▸ **Written request**
Make an exact copy of the data below, leaving out every picture.

>> BEGIN Data block

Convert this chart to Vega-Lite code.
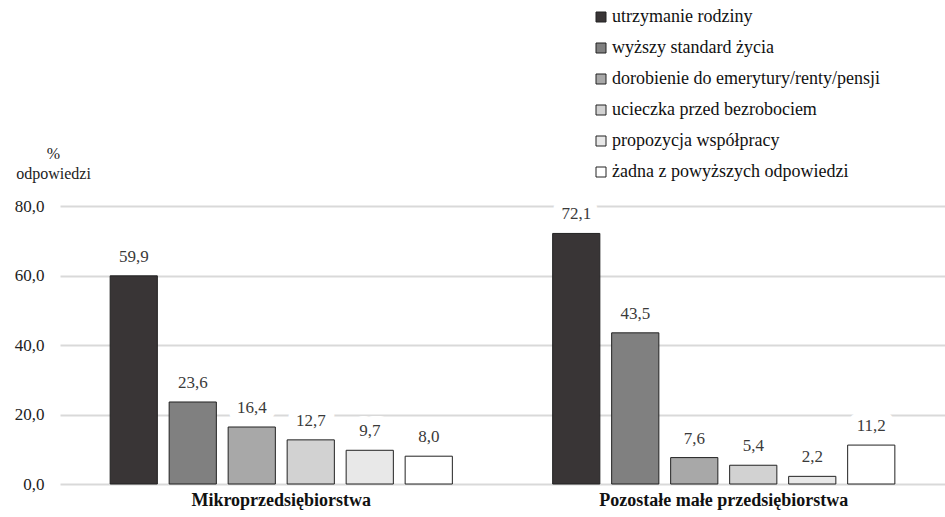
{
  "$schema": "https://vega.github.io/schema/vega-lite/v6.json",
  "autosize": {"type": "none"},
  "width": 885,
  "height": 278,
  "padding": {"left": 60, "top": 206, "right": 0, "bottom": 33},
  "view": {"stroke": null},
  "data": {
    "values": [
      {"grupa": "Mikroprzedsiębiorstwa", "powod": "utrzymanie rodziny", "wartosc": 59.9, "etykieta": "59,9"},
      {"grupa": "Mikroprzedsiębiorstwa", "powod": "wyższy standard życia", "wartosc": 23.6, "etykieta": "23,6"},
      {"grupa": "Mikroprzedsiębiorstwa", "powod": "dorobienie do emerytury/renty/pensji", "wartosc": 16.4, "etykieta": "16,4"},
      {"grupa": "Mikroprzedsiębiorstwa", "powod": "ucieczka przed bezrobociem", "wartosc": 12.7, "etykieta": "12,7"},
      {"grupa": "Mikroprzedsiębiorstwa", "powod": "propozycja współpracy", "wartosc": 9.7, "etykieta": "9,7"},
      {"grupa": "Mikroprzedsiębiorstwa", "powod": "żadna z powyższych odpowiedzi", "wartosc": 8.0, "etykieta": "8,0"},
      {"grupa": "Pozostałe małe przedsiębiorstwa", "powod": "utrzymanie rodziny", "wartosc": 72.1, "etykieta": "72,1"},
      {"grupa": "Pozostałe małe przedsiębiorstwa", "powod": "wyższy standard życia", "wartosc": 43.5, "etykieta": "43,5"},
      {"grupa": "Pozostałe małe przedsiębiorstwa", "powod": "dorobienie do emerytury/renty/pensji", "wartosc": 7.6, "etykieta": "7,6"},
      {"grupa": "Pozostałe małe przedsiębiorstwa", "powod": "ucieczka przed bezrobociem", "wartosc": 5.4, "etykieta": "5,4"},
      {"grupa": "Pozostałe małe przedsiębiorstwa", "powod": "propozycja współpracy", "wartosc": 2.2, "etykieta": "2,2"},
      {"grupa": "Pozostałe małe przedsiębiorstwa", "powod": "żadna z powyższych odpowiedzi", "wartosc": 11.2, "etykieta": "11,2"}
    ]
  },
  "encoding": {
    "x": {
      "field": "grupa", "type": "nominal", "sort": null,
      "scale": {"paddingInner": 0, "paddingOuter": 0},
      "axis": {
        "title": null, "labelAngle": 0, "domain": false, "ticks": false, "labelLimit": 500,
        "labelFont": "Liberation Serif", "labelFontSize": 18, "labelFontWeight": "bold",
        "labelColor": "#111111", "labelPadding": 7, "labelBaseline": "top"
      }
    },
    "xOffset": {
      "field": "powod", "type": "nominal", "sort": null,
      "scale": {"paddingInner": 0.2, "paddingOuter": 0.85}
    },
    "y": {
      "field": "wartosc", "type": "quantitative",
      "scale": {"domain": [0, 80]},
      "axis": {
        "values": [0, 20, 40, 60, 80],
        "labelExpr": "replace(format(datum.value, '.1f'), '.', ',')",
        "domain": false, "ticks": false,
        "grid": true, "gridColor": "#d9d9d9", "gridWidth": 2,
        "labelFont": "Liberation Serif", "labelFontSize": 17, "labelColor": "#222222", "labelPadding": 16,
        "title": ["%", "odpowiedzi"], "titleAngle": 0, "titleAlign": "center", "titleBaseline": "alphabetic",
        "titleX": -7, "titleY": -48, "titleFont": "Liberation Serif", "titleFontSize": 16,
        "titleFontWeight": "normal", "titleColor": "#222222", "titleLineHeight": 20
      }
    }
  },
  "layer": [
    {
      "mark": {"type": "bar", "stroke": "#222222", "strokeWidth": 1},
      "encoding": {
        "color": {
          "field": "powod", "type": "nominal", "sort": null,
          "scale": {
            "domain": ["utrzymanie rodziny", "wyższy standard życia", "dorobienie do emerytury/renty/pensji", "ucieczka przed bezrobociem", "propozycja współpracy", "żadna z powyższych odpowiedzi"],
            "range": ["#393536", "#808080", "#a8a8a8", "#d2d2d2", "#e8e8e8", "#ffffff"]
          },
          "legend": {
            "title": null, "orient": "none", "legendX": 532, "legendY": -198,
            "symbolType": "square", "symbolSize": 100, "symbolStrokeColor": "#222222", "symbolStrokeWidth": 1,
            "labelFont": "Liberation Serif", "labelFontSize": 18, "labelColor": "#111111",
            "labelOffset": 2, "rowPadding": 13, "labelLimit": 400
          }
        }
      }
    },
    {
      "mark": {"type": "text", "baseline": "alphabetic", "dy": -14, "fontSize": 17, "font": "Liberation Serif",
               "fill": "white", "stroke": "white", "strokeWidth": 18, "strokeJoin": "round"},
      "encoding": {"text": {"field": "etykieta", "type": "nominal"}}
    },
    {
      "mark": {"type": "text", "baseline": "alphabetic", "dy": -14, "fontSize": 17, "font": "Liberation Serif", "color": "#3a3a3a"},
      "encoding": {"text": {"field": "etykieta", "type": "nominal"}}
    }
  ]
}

>> END Data block

▸ **Task output**
Convert this chart to Vega-Lite code.
{
  "$schema": "https://vega.github.io/schema/vega-lite/v6.json",
  "autosize": {"type": "none"},
  "width": 885,
  "height": 278,
  "padding": {"left": 60, "top": 206, "right": 0, "bottom": 33},
  "view": {"stroke": null},
  "data": {
    "values": [
      {"grupa": "Mikroprzedsiębiorstwa", "powod": "utrzymanie rodziny", "wartosc": 59.9, "etykieta": "59,9"},
      {"grupa": "Mikroprzedsiębiorstwa", "powod": "wyższy standard życia", "wartosc": 23.6, "etykieta": "23,6"},
      {"grupa": "Mikroprzedsiębiorstwa", "powod": "dorobienie do emerytury/renty/pensji", "wartosc": 16.4, "etykieta": "16,4"},
      {"grupa": "Mikroprzedsiębiorstwa", "powod": "ucieczka przed bezrobociem", "wartosc": 12.7, "etykieta": "12,7"},
      {"grupa": "Mikroprzedsiębiorstwa", "powod": "propozycja współpracy", "wartosc": 9.7, "etykieta": "9,7"},
      {"grupa": "Mikroprzedsiębiorstwa", "powod": "żadna z powyższych odpowiedzi", "wartosc": 8.0, "etykieta": "8,0"},
      {"grupa": "Pozostałe małe przedsiębiorstwa", "powod": "utrzymanie rodziny", "wartosc": 72.1, "etykieta": "72,1"},
      {"grupa": "Pozostałe małe przedsiębiorstwa", "powod": "wyższy standard życia", "wartosc": 43.5, "etykieta": "43,5"},
      {"grupa": "Pozostałe małe przedsiębiorstwa", "powod": "dorobienie do emerytury/renty/pensji", "wartosc": 7.6, "etykieta": "7,6"},
      {"grupa": "Pozostałe małe przedsiębiorstwa", "powod": "ucieczka przed bezrobociem", "wartosc": 5.4, "etykieta": "5,4"},
      {"grupa": "Pozostałe małe przedsiębiorstwa", "powod": "propozycja współpracy", "wartosc": 2.2, "etykieta": "2,2"},
      {"grupa": "Pozostałe małe przedsiębiorstwa", "powod": "żadna z powyższych odpowiedzi", "wartosc": 11.2, "etykieta": "11,2"}
    ]
  },
  "encoding": {
    "x": {
      "field": "grupa", "type": "nominal", "sort": null,
      "scale": {"paddingInner": 0, "paddingOuter": 0},
      "axis": {
        "title": null, "labelAngle": 0, "domain": false, "ticks": false, "labelLimit": 500,
        "labelFont": "Liberation Serif", "labelFontSize": 18, "labelFontWeight": "bold",
        "labelColor": "#111111", "labelPadding": 7, "labelBaseline": "top"
      }
    },
    "xOffset": {
      "field": "powod", "type": "nominal", "sort": null,
      "scale": {"paddingInner": 0.2, "paddingOuter": 0.85}
    },
    "y": {
      "field": "wartosc", "type": "quantitative",
      "scale": {"domain": [0, 80]},
      "axis": {
        "values": [0, 20, 40, 60, 80],
        "labelExpr": "replace(format(datum.value, '.1f'), '.', ',')",
        "domain": false, "ticks": false,
        "grid": true, "gridColor": "#d9d9d9", "gridWidth": 2,
        "labelFont": "Liberation Serif", "labelFontSize": 17, "labelColor": "#222222", "labelPadding": 16,
        "title": ["%", "odpowiedzi"], "titleAngle": 0, "titleAlign": "center", "titleBaseline": "alphabetic",
        "titleX": -7, "titleY": -48, "titleFont": "Liberation Serif", "titleFontSize": 16,
        "titleFontWeight": "normal", "titleColor": "#222222", "titleLineHeight": 20
      }
    }
  },
  "layer": [
    {
      "mark": {"type": "bar", "stroke": "#222222", "strokeWidth": 1},
      "encoding": {
        "color": {
          "field": "powod", "type": "nominal", "sort": null,
          "scale": {
            "domain": ["utrzymanie rodziny", "wyższy standard życia", "dorobienie do emerytury/renty/pensji", "ucieczka przed bezrobociem", "propozycja współpracy", "żadna z powyższych odpowiedzi"],
            "range": ["#393536", "#808080", "#a8a8a8", "#d2d2d2", "#e8e8e8", "#ffffff"]
          },
          "legend": {
            "title": null, "orient": "none", "legendX": 532, "legendY": -198,
            "symbolType": "square", "symbolSize": 100, "symbolStrokeColor": "#222222", "symbolStrokeWidth": 1,
            "labelFont": "Liberation Serif", "labelFontSize": 18, "labelColor": "#111111",
            "labelOffset": 2, "rowPadding": 13, "labelLimit": 400
          }
        }
      }
    },
    {
      "mark": {"type": "text", "baseline": "alphabetic", "dy": -14, "fontSize": 17, "font": "Liberation Serif",
               "fill": "white", "stroke": "white", "strokeWidth": 18, "strokeJoin": "round"},
      "encoding": {"text": {"field": "etykieta", "type": "nominal"}}
    },
    {
      "mark": {"type": "text", "baseline": "alphabetic", "dy": -14, "fontSize": 17, "font": "Liberation Serif", "color": "#3a3a3a"},
      "encoding": {"text": {"field": "etykieta", "type": "nominal"}}
    }
  ]
}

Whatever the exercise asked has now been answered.